The Stockmine 43 is a fragmentation anti-personnel tripwire-activated mine. It was adopted by the Wehrmacht in 1943. The mine has a concrete body with a head in the form of a truncated cone. Small fragments of metal were placed inside it.
Inside the body, along the longitudinal axis, there was a channel circular in cross-section. The ZZ42 fuse was placed inside this channel on the top, later — the S-Minenzünder 44 pressure fuse. In the upper and middle parts of the body, an explosive charge was arranged — a Bohrpatrone 28 TNT charge weighing 112 grams; the lower part of the channel was used for the attachment of a support peg.
A wire or any cord was used as a target sensor, which was tied with one end to the fuse pin, and with the other to any suitable object within a radius of up to five meters. The Stockmine 43 was designed to erect obstacles and disable enemy personnel. Such mines have no expiration date.

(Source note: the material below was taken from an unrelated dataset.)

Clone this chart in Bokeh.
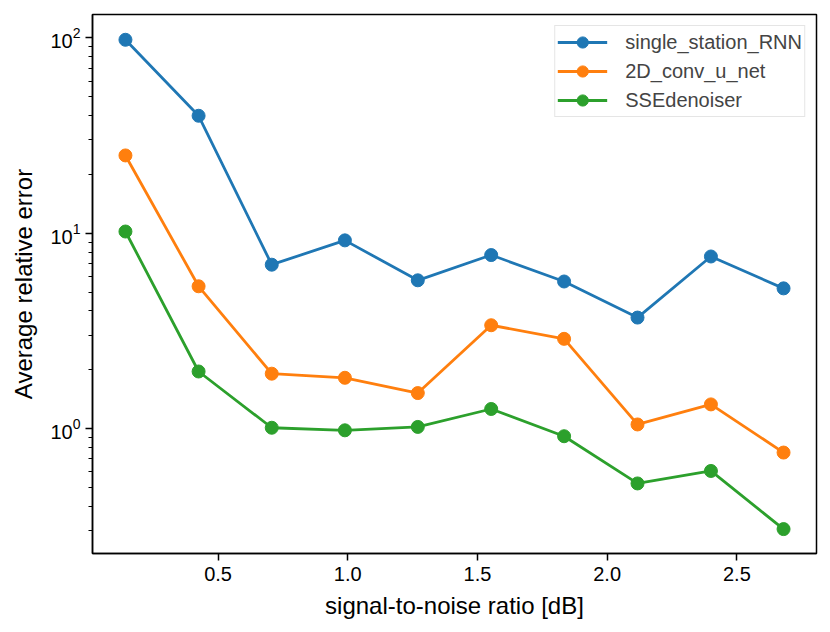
from bokeh.plotting import figure
from bokeh.models import Range1d, FixedTicker, Legend, LegendItem, PrintfTickFormatter
from bokeh.embed import file_html
from bokeh.resources import INLINE

snr = [0.143, 0.425, 0.707, 0.989, 1.27, 1.553, 1.834, 2.117, 2.40, 2.68]
single_station_rnn = [97.7, 39.9, 6.9, 9.19, 5.74, 7.73, 5.66, 3.70, 7.6, 5.22]
conv_u_net_2d = [25.0, 5.35, 1.91, 1.82, 1.52, 3.38, 2.88, 1.05, 1.33, 0.754]
sse_denoiser = [10.2, 1.96, 1.01, 0.98, 1.02, 1.26, 0.914, 0.524, 0.607, 0.306]

series_names = ["single_station_RNN", "2D_conv_u_net", "SSEdenoiser"]
series_values = [single_station_rnn, conv_u_net_2d, sse_denoiser]
colors = ["#1f77b4", "#ff7f0e", "#2ca02c"]

x_ticks = [0.5, 1.0, 1.5, 2.0, 2.5]
y_major = [0.1, 1, 10, 100]

FONT = "Liberation Sans"

p = figure(width=830, height=632, y_axis_type="log",
           output_backend="svg", toolbar_location=None,
           x_range=Range1d(0.016, 2.807), y_range=Range1d(0.2295, 131.6),
           min_border_left=92, min_border_right=14, min_border_top=14, min_border_bottom=79)

p.background_fill_color = "white"
p.border_fill_color = "white"
p.outline_line_color = "black"
p.outline_line_width = 1.5
p.grid.visible = False

minor = []
for d in [0.1, 1, 10]:
    for k in range(2, 10):
        minor.append(d * k)
p.yaxis.ticker = FixedTicker(ticks=y_major, minor_ticks=minor)
p.xaxis.ticker = FixedTicker(ticks=x_ticks, minor_ticks=[])
p.xaxis.formatter = PrintfTickFormatter(format="%.1f")

for ax in [p.xaxis[0], p.yaxis[0]]:
    ax.axis_line_color = "black"
    ax.axis_line_width = 1.5
    ax.major_tick_line_color = "black"
    ax.major_tick_line_width = 1.5
    ax.minor_tick_line_color = "black"
    ax.minor_tick_line_width = 1.2
    ax.major_tick_in = 0
    ax.major_tick_out = 7
    ax.minor_tick_in = 0
    ax.minor_tick_out = 4
    ax.major_label_text_font = FONT
    ax.major_label_text_font_size = "20px"
    ax.major_label_text_color = "black"
    ax.axis_label_text_font = FONT
    ax.axis_label_text_font_size = "24px"
    ax.axis_label_text_font_style = "normal"
    ax.axis_label_text_color = "black"

p.xaxis.axis_label = "signal-to-noise ratio [dB]"
p.yaxis.axis_label = "Average relative error"
p.xaxis.major_label_standoff = 6
p.yaxis.major_label_standoff = 5
p.xaxis.axis_label_standoff = 8
p.yaxis.axis_label_standoff = 10

items = []
for name, vals, c in zip(series_names, series_values, colors):
    r1 = p.line(snr, vals, line_color=c, line_width=2.8)
    r2 = p.scatter(snr, vals, size=13, fill_color=c, line_color=c)
    items.append(LegendItem(label=name, renderers=[r1, r2]))

legend = Legend(items=items, location="top_right")
legend.margin = 11
legend.padding = 2
legend.spacing = 1
legend.glyph_width = 50
legend.glyph_height = 28
legend.label_height = 28
legend.label_standoff = 18
legend.label_text_font = FONT
legend.label_text_font_size = "20px"
legend.border_line_color = "#cccccc"
legend.border_line_width = 1.5
legend.background_fill_alpha = 0.8
p.add_layout(legend, "center")

open("out.html", "w").write(file_html(p, INLINE))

This mine was developed in the early 1940s, when Germany faced an acute shortage of metals. It was forced to produce concrete mine shells. High-explosive bombs, also with concrete shells, were introduced at the same time.
According to the German nomenclature, this mine was classified as an auxiliary weapon and was used as a replacement for the main anti-personnel mine of the Wehrmacht SMi-35. Its main advantages included the availability and cheapness of raw materials, as well as the use of a minimum number of metal parts, which made it difficult to detect such mines.
The idea of making ammunition from non-standard materials arose during the First World War. Initially, such products were intended for training, as the use of combat material was uneconomical and unsafe.
The first combat concrete bombs appeared in the 1920s in military aviation. In the USSR, at the beginning of the Great Patriotic War, concrete mines were produced at a number of Soviet cement plants and were actively used during the Battle of the Caucasus.